COVID has exposed some ugly habits in my prayer life. The shutdown keeps going on and on, and with each passing month, it feels like I’m running out of steam to keep coming back with certain prayer requests. But, I want to pray more fervently. I want to pray more faithfully. Honestly, I want to be someone who simply prays more. But most recently, I have been growing in learning to pray for the long haul. I can often lose heart when I pray and nothing happens immediately. I am trying to grow in not giving up so quickly in prayer. 

I want to be someone who can pray for something consistently for months, years, even decades. I sometimes hear stories of people who prayed for someone for twenty years, and then in that twenty-first year, God breaks through. But how do I get to the point of having that kind of prayer life? Well, for me the growing has begun by first understanding that God does actually call me to that kind of praying. When I read Luke 18:1–8 recently, I was reminded of how God calls us to put our prayers on repeat. Here is what Jesus says: 

And he told them a parable to the effect that they ought always to pray and not lose heart. He said, “In a certain city there was a judge who neither feared God nor respected man. And there was a widow in that city who kept coming to him and saying, ‘Give me justice against my adversary.’ For a while he refused, but afterward he said to himself, ‘Though I neither fear God nor respect man, yet because this widow keeps bothering me, I will give her justice, so that she will not beat me down by her continual coming.’” And the Lord said, “Hear what the unrighteous judge says. And will not God give justice to his elect, who cry to him day and night? Will he delay long over them? I tell you, he will give justice to them speedily. Nevertheless, when the Son of Man comes, will he find faith on earth?” (Luke 18:1–8 ESV)

Jesus tells the purpose of the parable in verse 1—

“And he told them a parable to the effect that they ought always to pray and not lose heart” (Luke 18:1).

The parable, admittedly, may seem a bit strange, but we know what it is about—prayer. Specifically, Jesus cues us to pay attention to the widow not losing heart. 

In the case before the judge, she knew her request was a righteous one so she kept asking. She didn’t lose heart when her request went unanswered the first, second, or third time. This woman kept going back and back and back to an unrighteous judge to have him grant her the request. Eventually, he does. 

Jesus goes on to say if this is the case with an unrighteous judge, how much more will the righteous judge, God himself, respond favorably. 

Jesus, in this parable, calls us to mimic this widow’s longevity—to have this longevity in our prayer life. He is calling us to put righteous prayer requests on repeat. In other words, don’t lose heart in what you are praying for. God doesn’t mind broken-record prayers.

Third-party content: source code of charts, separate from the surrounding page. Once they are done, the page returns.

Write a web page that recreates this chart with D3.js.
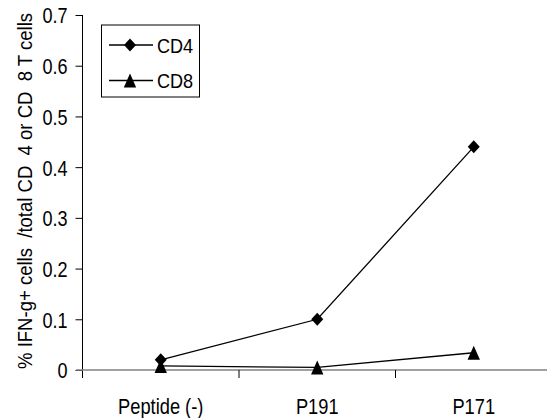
<!DOCTYPE html>
<html>
<head>
<meta charset="utf-8">
<script src="https://cdn.jsdelivr.net/npm/d3@7"></script>
<style>
  body { margin: 0; background: #fff; }
  svg text { font-family: "Liberation Sans", Arial, sans-serif; fill: #000; }
</style>
</head>
<body>
<svg id="chart" width="547" height="418"></svg>
<script>
const categories = ["Peptide (-)", "P191", "P171"];
const cd4Values = [0.02, 0.1, 0.44];
const cd8Values = [0.008, 0.005, 0.034];
const yTicks = [0, 0.1, 0.2, 0.3, 0.4, 0.5, 0.6, 0.7];
const seriesNames = ["CD4", "CD8"];
const yTitle = "% IFN-g+ cells  /total CD  4 or CD  8 T cells";

const svg = d3.select("#chart");

var margin = { left: 82.5, top: 15 };

var xScale = d3.scaleBand()
    .domain(categories)
    .range([margin.left, margin.left + 156.5 * 3])
    .padding(0);

var yScale = d3.scaleLinear()
    .domain([0, 0.7])
    .range([370, margin.top]);

// squeeze text horizontally (reference font is a narrow Arial)
function narrow(sel, k) {
  sel.each(function () {
    const len = this.getComputedTextLength();
    d3.select(this).attr("textLength", len * k).attr("lengthAdjust", "spacingAndGlyphs");
  });
}

// y axis
const yAxis = svg.append("g")
    .attr("transform", "translate(" + margin.left + ",0)")
    .call(d3.axisLeft(yScale).tickValues(yTicks).tickFormat(d3.format("")).tickSize(7).tickSizeOuter(0));
yAxis.select(".domain").attr("stroke", "#000").attr("d", "M0," + yScale(0.7) + "V" + (yScale(0) + 8));
yAxis.selectAll(".tick line").attr("stroke", "#000");
yAxis.selectAll(".tick text")
    .attr("font-family", null)
    .style("font-size", "22px")
    .attr("x", -15)
    .attr("dy", "0.36em")
    .call(narrow, 0.82);

// x axis (gray) with ticks between categories
const xg = svg.append("g").attr("transform", "translate(0," + yScale(0) + ")");
xg.append("line")
    .attr("x1", 76).attr("x2", 547)
    .attr("stroke", "#808080").attr("stroke-width", 1.5);
xg.selectAll(".sep")
    .data(categories.slice(1))
    .enter().append("line")
    .attr("x1", d => xScale(d)).attr("x2", d => xScale(d))
    .attr("y1", 0).attr("y2", 8)
    .attr("stroke", "#000");
xg.selectAll(".lbl")
    .data(categories)
    .enter().append("text")
    .attr("x", d => xScale(d) + xScale.bandwidth() / 2)
    .attr("y", 44)
    .attr("text-anchor", "middle")
    .style("font-size", "22px")
    .text(d => d)
    .call(narrow, 0.83);

// y title (keeps the double spaces of the original); tall narrow glyphs via scale
svg.append("text")
    .attr("transform", "translate(32,191) rotate(-90) scale(1,1.25)")
    .attr("text-anchor", "middle")
    .attr("xml:space", "preserve")
    .style("white-space", "pre")
    .style("font-size", "16px")
    .attr("textLength", 356)
    .attr("lengthAdjust", "spacingAndGlyphs")
    .text(yTitle);

const cx = d => xScale(d) + xScale.bandwidth() / 2;
const line = d3.line().x(d => cx(d.c)).y(d => yScale(d.v));

// marker shapes
const diamondType = { draw(ctx) { ctx.moveTo(0, -6.5); ctx.lineTo(6, 0); ctx.lineTo(0, 6.5); ctx.lineTo(-6, 0); ctx.closePath(); } };
const triType = { draw(ctx) { ctx.moveTo(0, -7); ctx.lineTo(6.2, 7); ctx.lineTo(-6.2, 7); ctx.closePath(); } };
const diamond = d3.symbol().type(diamondType)();
const tri = d3.symbol().type(triType)();

function drawSeries(vals, path) {
  const pts = categories.map((c, i) => ({ c: c, v: vals[i] }));
  svg.append("path").datum(pts)
      .attr("d", line).attr("fill", "none").attr("stroke", "#000").attr("stroke-width", 1.3);
  svg.selectAll(null).data(pts).enter().append("path")
      .attr("d", path)
      .attr("transform", d => "translate(" + cx(d.c) + "," + yScale(d.v) + ")")
      .attr("fill", "#000");
}
drawSeries(cd4Values, diamond);
drawSeries(cd8Values, tri);

// legend
const lg = svg.append("g");
lg.append("rect").attr("x", 101.5).attr("y", 25).attr("width", 98).attr("height", 72)
    .attr("fill", "#fff").attr("stroke", "#000");
const legendMarks = [diamond, tri];
seriesNames.forEach((s, i) => {
  const yy = 45 + i * 35.5;
  lg.append("line").attr("x1", 109).attr("x2", 153).attr("y1", yy).attr("y2", yy)
      .attr("stroke", "#000").attr("stroke-width", 1.3);
  lg.append("path").attr("d", legendMarks[i])
      .attr("transform", "translate(130," + yy + ")")
      .attr("fill", "#000");
  lg.append("text").attr("x", 157).attr("y", yy).attr("dy", "0.36em")
      .style("font-size", "21px").text(s)
      .call(narrow, 0.86);
});
</script>
</body>
</html>
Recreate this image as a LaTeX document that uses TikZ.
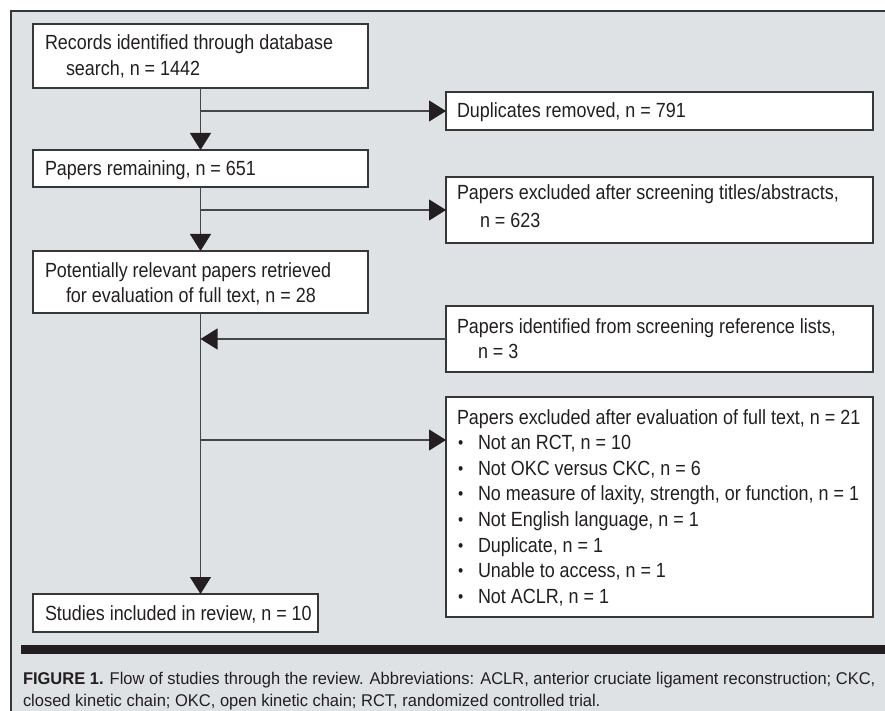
\documentclass[tikz,border=0pt]{standalone}
\usepackage{fontspec}
\setmainfont{Liberation Sans}[FakeStretch=0.875]
\newfontfamily\capfont{Liberation Sans}[FakeStretch=0.97]
\usetikzlibrary{arrows.meta}
\definecolor{bggrey}{RGB}{223,226,229}
\definecolor{boxline}{RGB}{55,55,55}
\definecolor{connline}{RGB}{70,70,70}
\definecolor{inkblack}{RGB}{35,31,32}
\begin{document}
\begin{tikzpicture}[x=1pt,y=-1pt,
  box/.style={draw=boxline, line width=1.3pt, fill=white, inner sep=0pt, outer sep=0pt, anchor=north west},
  txt/.style={anchor=base west, inner sep=0pt, outer sep=0pt, text=inkblack, font=\fontsize{20.5}{25}\selectfont},
  bul/.style={anchor=base west, inner sep=0pt, outer sep=0pt, text=inkblack, font=\fontsize{17}{25}\selectfont},
  captxt/.style={anchor=base west, inner sep=0pt, outer sep=0pt, text=inkblack, font=\capfont\fontsize{17}{21}\selectfont},
  conn/.style={draw=connline, line width=1.2pt},
  arr/.style={conn, -{Triangle[length=17pt,width=21pt,fill=inkblack,color=inkblack]}}
]
\useasboundingbox (0,0) rectangle (885,711);
\fill[white] (0,0) rectangle (885,711);
\fill[bggrey] (11,11) rectangle (885,711);
\draw[boxline, line width=1.4pt] (11,711) -- (11,11) -- (885,11);

% boxes
\node[box, minimum width=335pt, minimum height=64pt] (b1) at (33,24) {};
\node[box, minimum width=427pt, minimum height=38pt] (d) at (446,92) {};
\node[box, minimum width=335pt, minimum height=37pt] (b2) at (33,150) {};
\node[box, minimum width=427pt, minimum height=66pt] (e1) at (446,177) {};
\node[box, minimum width=335pt, minimum height=62pt] (b3) at (33,251) {};
\node[box, minimum width=427pt, minimum height=66pt] (id) at (446,306) {};
\node[box, minimum width=427pt, minimum height=220pt] (e2) at (446,397) {};
\node[box, minimum width=285pt, minimum height=38pt] (st) at (33,594) {};
\coordinate (e2in) at ([yshift=-43pt]e2.north west);

% texts
\node[txt] (t1a) at (45,50) {Records identified through database};
\node[txt] (t1b) at (66,76) {search, n = 1442};
\node[txt] (td) at (457,118) {Duplicates removed, n = 791};
\node[txt] (t2) at (45,176) {Papers remaining, n = 651};
\node[txt] (te1a) at (457,200) {Papers excluded after screening titles/abstracts,};
\node[txt] (te1b) at (480,228) {n = 623};
\node[txt] (t3a) at (45,277) {Potentially relevant papers retrieved};
\node[txt] (t3b) at (66,302) {for evaluation of full text, n = 28};
\node[txt] (tida) at (457,333) {Papers identified from screening reference lists,};
\node[txt] (tidb) at (478,358) {n = 3};
\node[txt] (te2) at (457,424) {Papers excluded after evaluation of full text, n = 21};
\foreach \yy/\tt [count=\i] in {449/{Not an RCT, n = 10},
                      475/{Not OKC versus CKC, n = 6},
                      500/{No measure of laxity, strength, or function, n = 1},
                      526/{Not English language, n = 1},
                      552/{Duplicate, n = 1},
                      577/{Unable to access, n = 1},
                      603/{Not ACLR, n = 1}}{
  \node[bul] (bu\i) at (458,\yy-1) {•};
  \node[txt] (bt\i) at (478,\yy) {\tt};
}
\node[txt] (tst) at (45,620) {Studies included in review, n = 10};

% connectors
\draw[arr] (b1.south) -- (b2.north);
\draw[arr] (b1.south |- d.west) -- (d.west);
\draw[arr] (b2.south) -- (b3.north);
\draw[arr] (b2.south |- e1.west) -- (e1.west);
\draw[arr] (b3.south) -- (b3.south |- st.north);
\draw[arr] (id.west) -- (b3.south |- id.west);
\draw[arr] (b3.south |- e2in) -- (e2in);

% caption bar and text
\fill[inkblack] (21,645) rectangle (885,654);
\node[captxt] (c1) at (23,684) {\textbf{FIGURE 1.} Flow of studies through the review. Abbreviations: ACLR, anterior cruciate ligament reconstruction; CKC,};
\node[captxt] (c2) at (23,706) {closed kinetic chain; OKC, open kinetic chain; RCT, randomized controlled trial.};
\end{tikzpicture}
\end{document}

Rather, he’s inclined to answer them. 

In short, prayer requests don’t have a shelf life. Keep asking until you can’t ask because God has answered it (with a yes or a no). Days, weeks, months, years, decades—whatever it takes, keep praying. We should not lose heart and assume God must not be listening when we have been praying for something for a couple of days. The problem is not that God is not listening. The problem is that we lose heart too quickly. 

The truth captured in this short parable is that God is listening, and he is calling us to keep asking. We need to keep asking—even if we get tired of asking. We can take comfort in the fact that tired, worn-out prayers still make it to the throne of our God who never tires to hear our pleas. The incentive to pray for the long haul is that we are praying to a God who gladly answers the faithful prayers of those who keep coming back and asking. 

As we enter yet another month of lockdown because of COVID, may we not lose heart in praying—even if we feel like we have prayed for months and nothing has happened! Keep coming to God in prayer. Don’t lose heart, or in Jesus’s own words, “[We] ought always to pray and not lose heart.” God wants us to put our prayers on repeat, and God is inclined to answer the righteous, repeated requests.